Graffiti Suing Graffit Over Missing Vowel, Pop Rocks
Pop rocks, as interpreted by Marilyn Minter.
Is one precious vowel enough to distinguish one restaurant from another, and thus avoid a lawsuit? Jehangir Mehta thinks not.
The New York Post reports that Mehta, the chef-owner of Graffiti Bistro & Bakery (as well as the recently opened Mehtaphor), is suing Jesús Nuñez, the graffiti artist turned chef at Graffit, for trademark infringement. Mehta, who opened Graffiti on East 10th Street in 2007, claims that Nuñez, who opened Graffit on West 69th Street late last year, is stealing his restaurant's name and concept and hurting his business.
One of Mehta's biggest bones of contention is Nuñez's -- alleged! -- use of Pop Rocks in his food. Mehta, of course, has been using the candy for years, and contends that he recently learned from this interview that Nuñez planned to "utilize this extremely obscure ingredient in a dish to be served at Graffit."
While Graffit's rep told Eater that the idea that Nuñez had or was planning to use Pop Rocks was "totally false," the chef did use the interview in question to expound upon his love of the candy:
One of the more fun ingredients that I use are pop rocks -- I love combining them with olive oil. Pop rocks really bring out all of the flavor notes of a high-quality extra virgin olive oil and make them explode in your mouth.

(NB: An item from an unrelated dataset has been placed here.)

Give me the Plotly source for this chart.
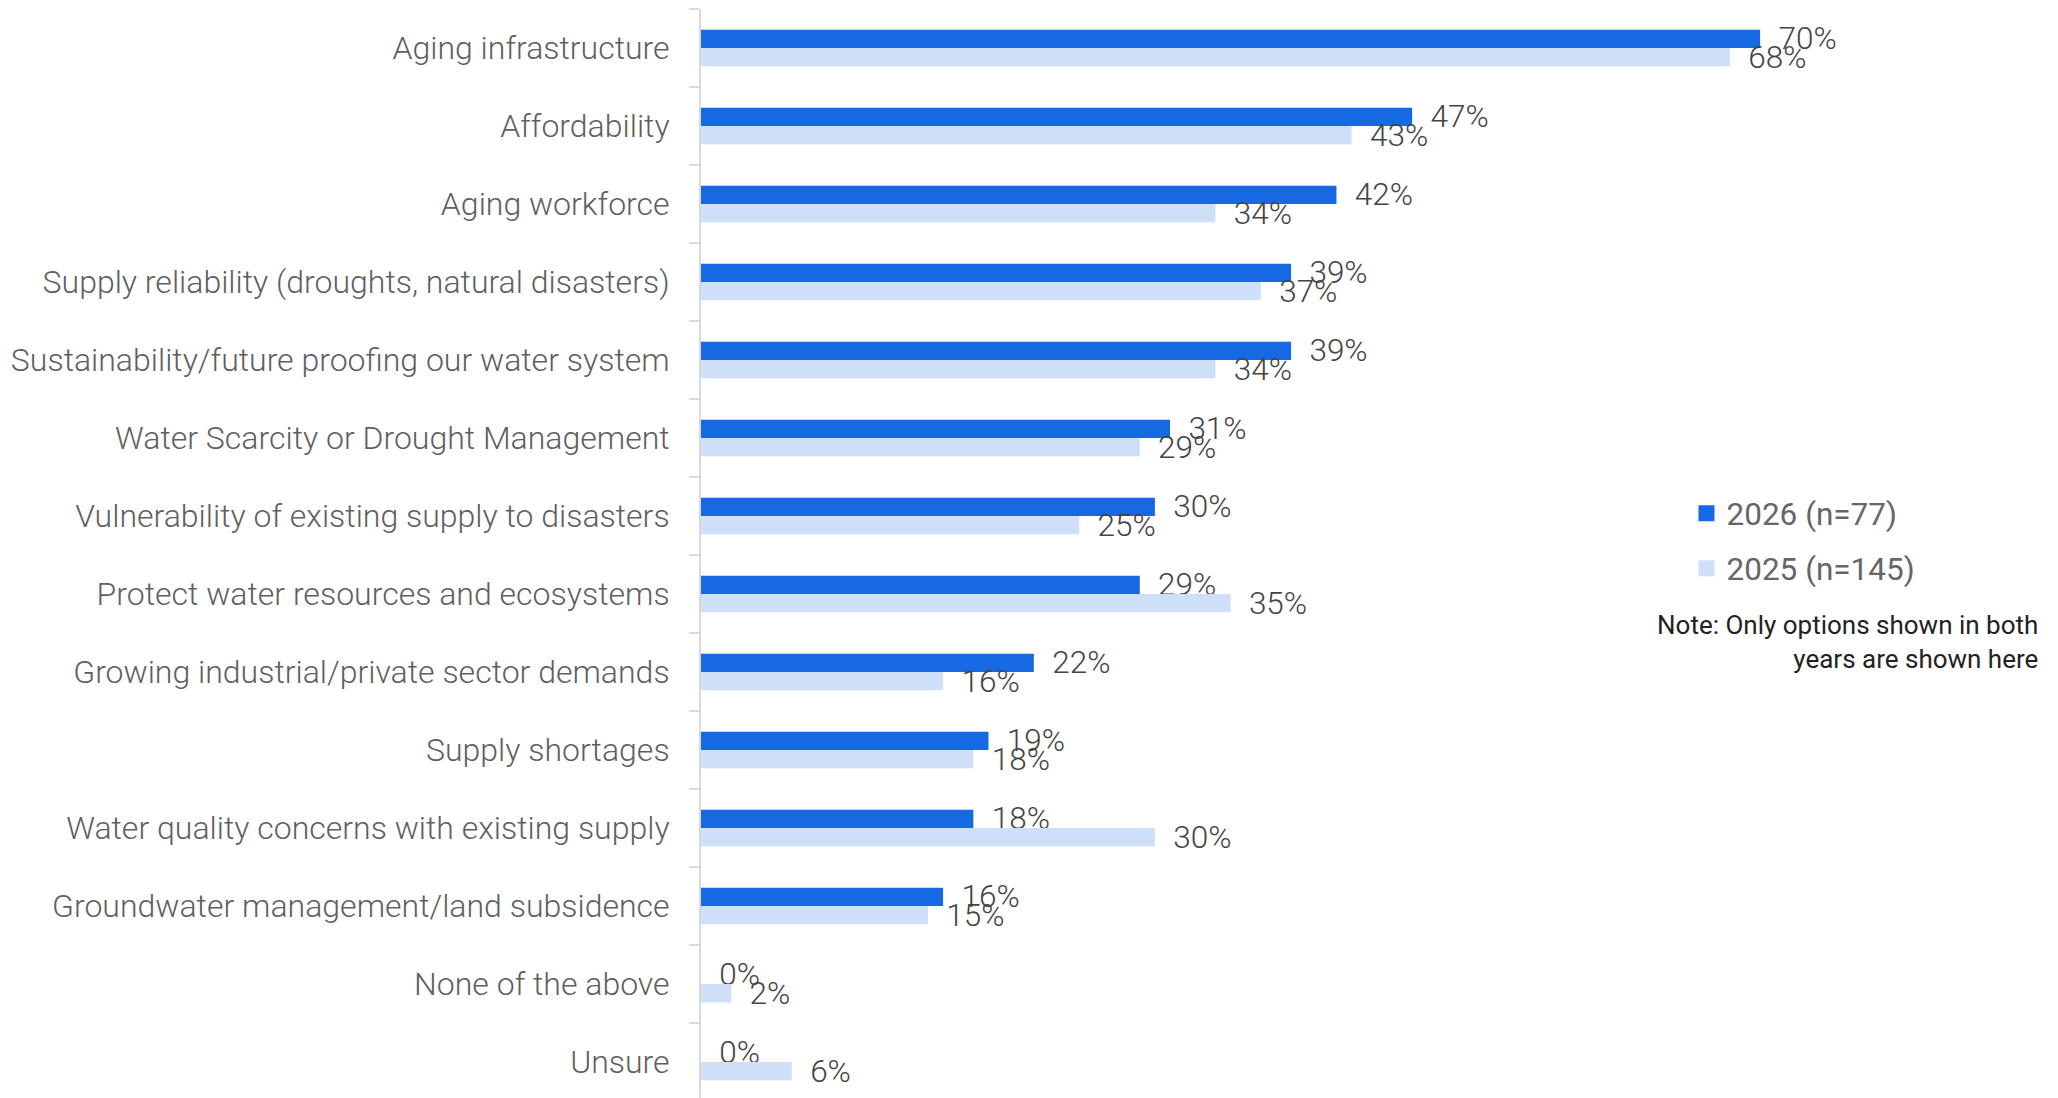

Regardless, all of this begs some questions. One, can a Spanish restaurant located almost 50 blocks northwest of a so-called eclectic establishment serving zucchini hummus pizza and cumin eggplant buns really qualify as a direct competitor, precious "i" notwithstanding?
And Pop Rocks? Really? The candy was being touted as a pastry trend back in 2005; just last fall, Johnny Iuzzini was seen using them in a chocolate-beet cake with raspberries and chocolate buttercream. Hell, they've even heard of them in Boston.